2) The device as claimed in claim 1, wherein plurality of balls integrated in inner side of said secondary holding unit 108 to ensure rotation of said pipe smoothly.

3) The device as claimed in claim 1, wherein in case said microcontroller via an artificial intelligence based imaging unit 112 which is mounted on said platform 101, detects successful replication of said design on said railing then said microcontroller directs said motor to stop rotation and followed by actuation of said speaker 109 to notify said user to remove said manufactured railing and expose under sunlight for curing.

4) The device as claimed in claim 1, wherein a weight sensor is integrated in said container 110 to detect quantity of mixture remaining in said container 110 and on detection of receding of said detected quantity beyond a threshold level, said microcontroller actuates said speaker 109 to notify said user to fill more mixture.

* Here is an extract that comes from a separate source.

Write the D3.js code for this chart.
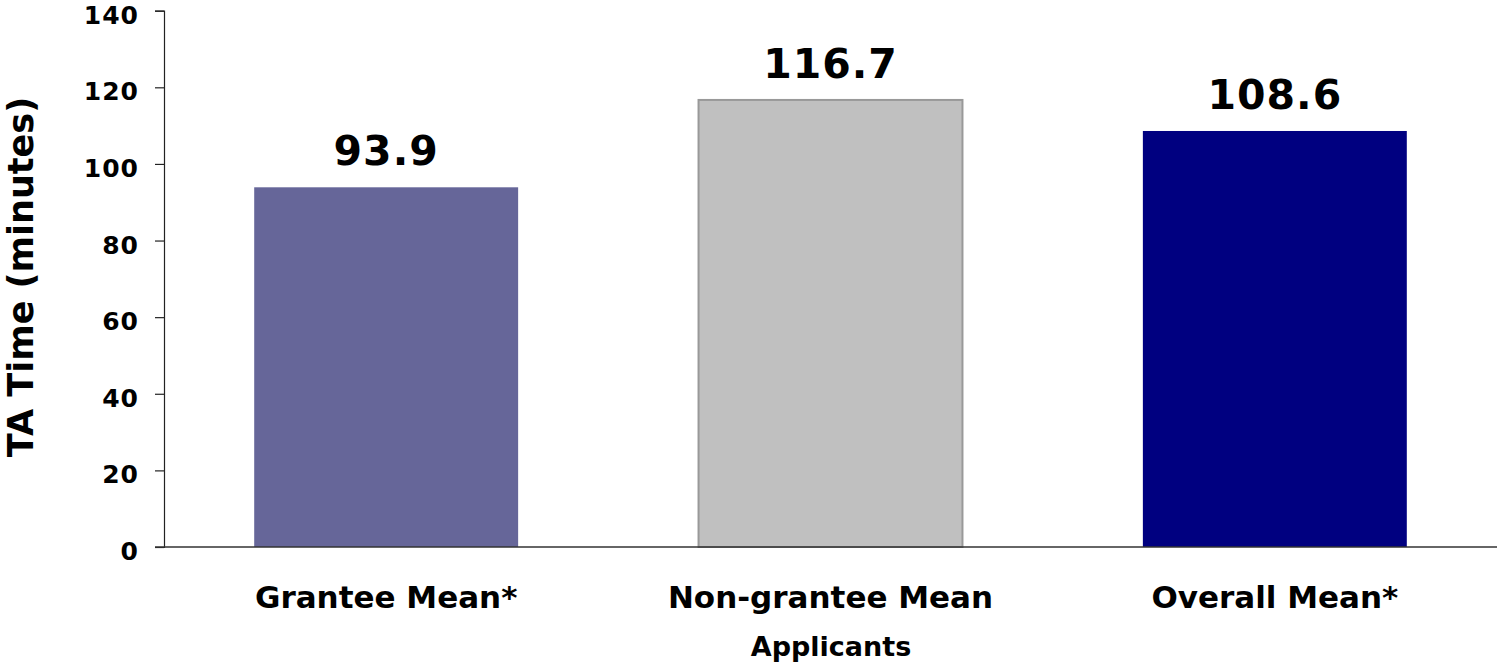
<!DOCTYPE html>
<html>
<head>
<meta charset="utf-8">
<script src="https://cdn.jsdelivr.net/npm/d3@7"></script>
<style>
  html, body { margin: 0; padding: 0; background: #fff; }
  svg { display: block; }
  text { font-family: "DejaVu Sans", Verdana, sans-serif; font-weight: bold; fill: #000; }
</style>
</head>
<body>
<svg id="chart" width="1497" height="666"></svg>
<script>
// Mean TA time per applicant group
const categories = ["Grantee Mean*", "Non-grantee Mean", "Overall Mean*"];
const values = [93.9, 116.7, 108.6];
const barColors = ["#666699", "#C0C0C0", "#000080"];
const barStrokes = ["none", "#999999", "none"];
const yTicks = [0, 20, 40, 60, 80, 100, 120, 140];
const yTitle = "TA Time (minutes)";
const xTitle = "Applicants";

const svg = d3.select("#chart");
const plotLeft = 164, plotRight = 1497, plotTop = 10.7, plotBottom = 547;

const x = d3.scaleBand()
  .domain(categories)
  .range([plotLeft, plotRight])
  .paddingInner(0.406)
  .paddingOuter(0.203);

const y = d3.scaleLinear()
  .domain([0, 140])
  .range([plotBottom, plotTop]);

// bars
svg.append("g")
  .selectAll("rect")
  .data(values)
  .join("rect")
  .attr("x", (d, i) => x(categories[i]))
  .attr("width", x.bandwidth())
  .attr("y", d => y(d))
  .attr("height", d => y(0) - y(d))
  .attr("fill", (d, i) => barColors[i])
  .attr("stroke", (d, i) => barStrokes[i])
  .attr("stroke-width", 2);

// value labels
svg.append("g")
  .selectAll("text")
  .data(values)
  .join("text")
  .attr("x", (d, i) => x(categories[i]) + x.bandwidth() / 2)
  .attr("y", d => y(d) - 22)
  .attr("text-anchor", "middle")
  .attr("font-size", 41)
  .attr("letter-spacing", 1)
  .text(d => d3.format(".1f")(d));

// y axis
const yAxis = svg.append("g")
  .attr("transform", `translate(${plotLeft},0)`)
  .call(d3.axisLeft(y).tickValues(yTicks).tickSize(9).tickPadding(16).tickFormat(d3.format("d")));
yAxis.select(".domain").attr("stroke", "#222").attr("stroke-width", 1.2);
yAxis.selectAll(".tick line").attr("stroke", "#222").attr("stroke-width", 1.2);
yAxis.selectAll(".tick text")
  .attr("font-family", "DejaVu Sans, Verdana, sans-serif")
  .attr("font-weight", "bold")
  .attr("font-size", 25)
  .attr("letter-spacing", 1)
  .attr("fill", "#000")
  .attr("dy", "0.5em");

// x axis baseline
const xAxis = svg.append("g")
  .attr("transform", `translate(0,${plotBottom})`)
  .call(d3.axisBottom(x).tickSize(0).tickPadding(61));
xAxis.select(".domain")
  .attr("d", `M${plotLeft - 9},0H${plotRight}`)
  .attr("stroke", "#333")
  .attr("stroke-width", 1.5);
xAxis.selectAll(".tick text")
  .attr("font-family", "DejaVu Sans, Verdana, sans-serif")
  .attr("font-weight", "bold")
  .attr("font-size", 31)
  .attr("fill", "#000")
  .attr("dy", "0");

// axis titles
svg.append("text")
  .attr("transform", `translate(33,277) rotate(-90)`)
  .attr("text-anchor", "middle")
  .attr("font-size", 35)
  .text(yTitle);

svg.append("text")
  .attr("x", 831)
  .attr("y", 656)
  .attr("text-anchor", "middle")
  .attr("font-size", 27)
  .text(xTitle);
</script>
</body>
</html>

5) The device as claimed in claim 1, wherein a moisture sensor is integrated in said container 110 to detect moisture content in said mixture and if found to be inappropriate said microcontroller actuates said speaker 109 to notify said user to add water in said mixture, followed by actuation of a stirrer to mix said water with mixture to maintain an optimum consistency of said mixture.

6) The device as claimed in claim 1, wherein a battery is associated with said device for supplying power to electrical and electronically operated components associated with said device.